Thursday, June 12, 2008

Key West on my mind

Rachael and I have been in Seattle for more than half a year, but the Florida Keys still tug at me now and again.

The cool and rainy weather we’ve been having these past few weeks has reminded me of a man I knew for a time in Key West. It was public record that his parents named him Douglas James, but his friends under the Cow Key Channel Bridge called him Dougie.

He was fifty-five years old, but you might guess his age at seventy, if you bothered to look at the bearded little man with the shy smile and bright blue eyes, wearing a ragged Santa Claus hat.

It seemed he was everywhere. Sitting on the seawall along North Roosevelt Boulevard, watching the smooth-green waters of the Gulf of Mexico, while he sipped from a paper-swaddled smooth-green bottle. Wandering Duval Street in downtown Key West, trying to catch the eye of a passing tourist to cage a handout. Asleep under a bush at the buss stop in front of the Winn-Dixie store; that’s where I came upon him one August day.

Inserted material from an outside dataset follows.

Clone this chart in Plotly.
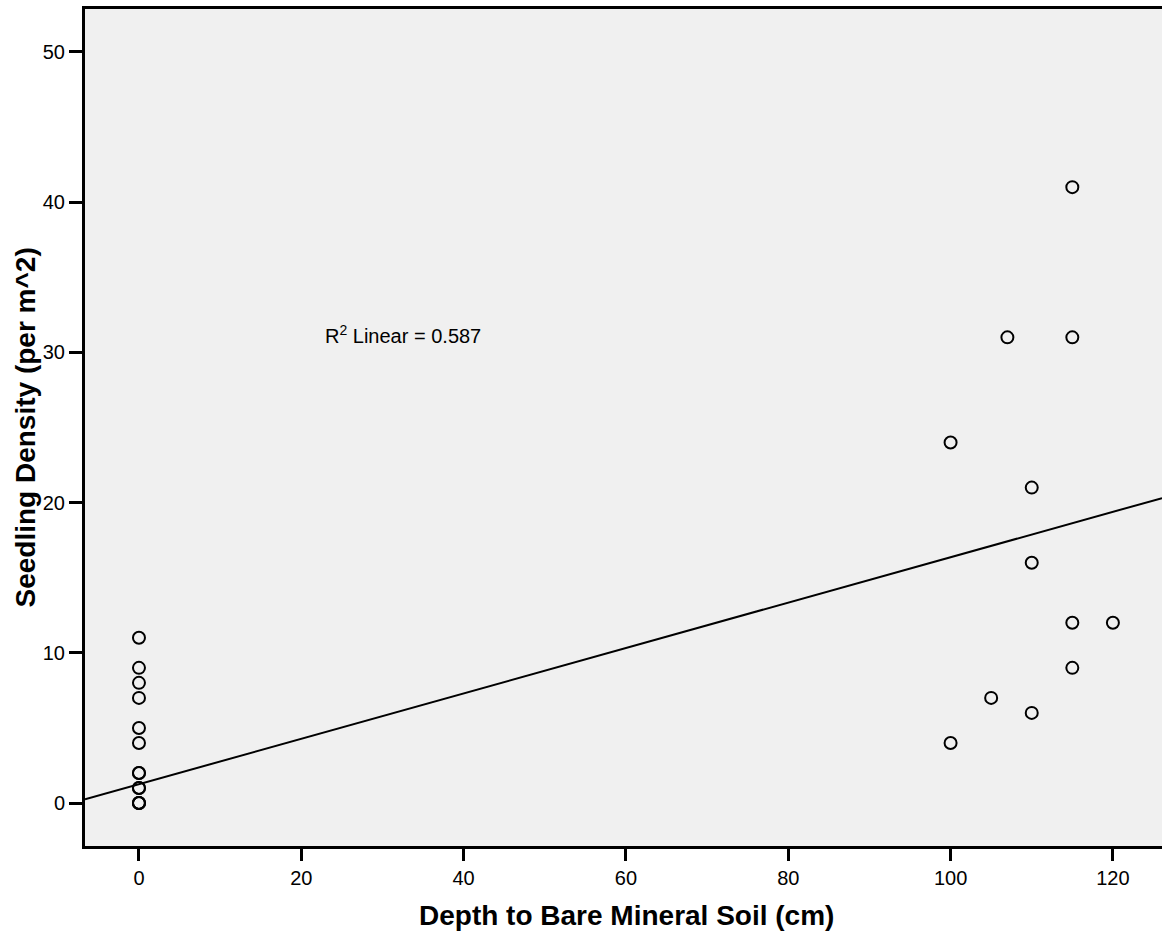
import plotly.graph_objects as go

# Data
depth_cm = [0, 0, 0, 0, 0, 0, 0, 0, 0, 0, 0, 0, 0,
            115, 107, 115, 100, 110, 110, 115, 120, 115, 105, 110, 100]
seedling_density = [11, 9, 8, 7, 5, 4, 2, 2, 1, 1, 0, 0, 0,
                    41, 31, 31, 24, 21, 16, 12, 12, 9, 7, 6, 4]

# Linear fit line endpoints
fit_x = [-6.65, 126.05]
fit_y = [0.25, 20.3]
r2_label = "R<sup>2</sup> Linear = 0.587"

x_ticks = [0, 20, 40, 60, 80, 100, 120]
y_ticks = [0, 10, 20, 30, 40, 50]

FONT = "Liberation Sans, Arial, sans-serif"

fig = go.Figure()
fig.add_trace(go.Scatter(
    x=fit_x, y=fit_y, mode="lines",
    line=dict(color="black", width=2),
    hoverinfo="skip", showlegend=False,
))
fig.add_trace(go.Scatter(
    x=depth_cm, y=seedling_density, mode="markers",
    marker=dict(symbol="circle-open", size=12, color="black",
                line=dict(color="black", width=2)),
    showlegend=False,
))

fig.add_annotation(
    x=22.7, y=31.2, xref="x", yref="y", text=r2_label,
    showarrow=False, xanchor="left", yanchor="middle",
    font=dict(family=FONT, size=20, color="black"),
)
fig.add_annotation(
    x=(626 - 85) / 1077, y=(846 - 915) / 837, xref="paper", yref="paper",
    text="<b>Depth to Bare Mineral Soil (cm)</b>", showarrow=False,
    xanchor="center", yanchor="middle",
    font=dict(family=FONT, size=28, color="black"),
)
fig.add_annotation(
    x=(25 - 85) / 1077, y=0.5, xref="paper", yref="paper",
    text="<b>Seedling Density (per m^2)</b>", showarrow=False, textangle=-90,
    xanchor="center", yanchor="middle",
    font=dict(family=FONT, size=28, color="black"),
)

fig.update_layout(
    width=1162, height=941,
    margin=dict(l=85, r=0, t=9, b=95),
    paper_bgcolor="white",
    plot_bgcolor="#F0F0F0",
    font=dict(family=FONT, size=20, color="black"),
    showlegend=False,
    xaxis=dict(
        range=[-6.65, 126.05], tickvals=x_ticks, ticktext=[str(v) for v in x_ticks],
        showgrid=False, zeroline=False,
        showline=True, linecolor="black", linewidth=3, mirror=True,
        ticks="outside", ticklen=12, tickwidth=3, tickcolor="black",
        tickfont=dict(family=FONT, size=20, color="black"),
    ),
    yaxis=dict(
        range=[-2.86, 52.86], tickvals=y_ticks, ticktext=[str(v) for v in y_ticks],
        showgrid=False, zeroline=False,
        showline=True, linecolor="black", linewidth=3, mirror=False,
        ticks="outside", ticklen=13, tickwidth=3, tickcolor="black",
        tickfont=dict(family=FONT, size=20, color="black"),
    ),
)

fig.write_html("out.html")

Dougie was sprawled on his back, snoring. An empty bottle was close at hand, its threaded snout peeking from a rumpled paper bag. His head and shoulders were resting beneath the bus, where there was shade, but his feet, one of them shoeless, were off the curb and in the path of traffic.

I knew him from the Monroe County Detention Center, where I worked as a corrections officer, and where Dougie was what the staff called a frequent flyer. Fourteen days for public intoxication, perhaps; a month for trespassing. Then back onto the street for sixty to ninety days, before returning for another round.

Inside, Dougie cleaned up without effort. After a week of no alcohol, regular meals, medical care and frequent baths, he looked the part of an elderly uncle or that retired bachelor teacher everyone liked in high school.

That is what he claimed to be, a teacher, at least once upon a time. High school history, he said. He was vague about where he taught. “Up north,” was all he ever would say, but he was certain how long he had taught.

“Seventeen years,” he would say. “I taught for seventeen years and then the booze got the better of me.”

He had been in Florida for fifteen years; in Key West since 1998, he wasn’t certain of the exact date. Like other homeless men and women, he found the place local residents refer to as Paradise very nearly that. He discovered that living without a roof was easy where the thermometer almost never drops below room temperature. And, with a little luck, you could survive the mosquitoes, head lice, bored police officers and occasional hurricanes.

And there was always a bottle, somewhere, to be passed around. For Dougie, the bottle was the best part. He was a man for whom a bad habit had become vice, and he just wanted to be left alone with his demon.

On one of those rare rainy days in Key West, Dougie’s luck ran out. He was crossing North Roosevelt Boulevard, with two friends, also homeless, when he was struck by a delivery truck.

“We was crossing the road, right there at Sears,” Dougie’s friend, Terrence, told me later. “Me and Heather and Dougie. He was behind us, and when me and Heather got over to the bike path, we turned just in time to see that truck clip him. Jeez, he went flying.”

The paramedics pronounced Dougie D.R.T. Dead Right There. His remains were taken to Lower Keys Medical Center; no one claimed the body, so it was cremated and the ashes scattered.

There were no services and the only eulogy spoken was said over shared bottles, so I offer these words to Dougie’s memory. His parents named him Douglas James, and he is gone now, but still remembered by one wandering soul who, thank God, never lived under the bridge.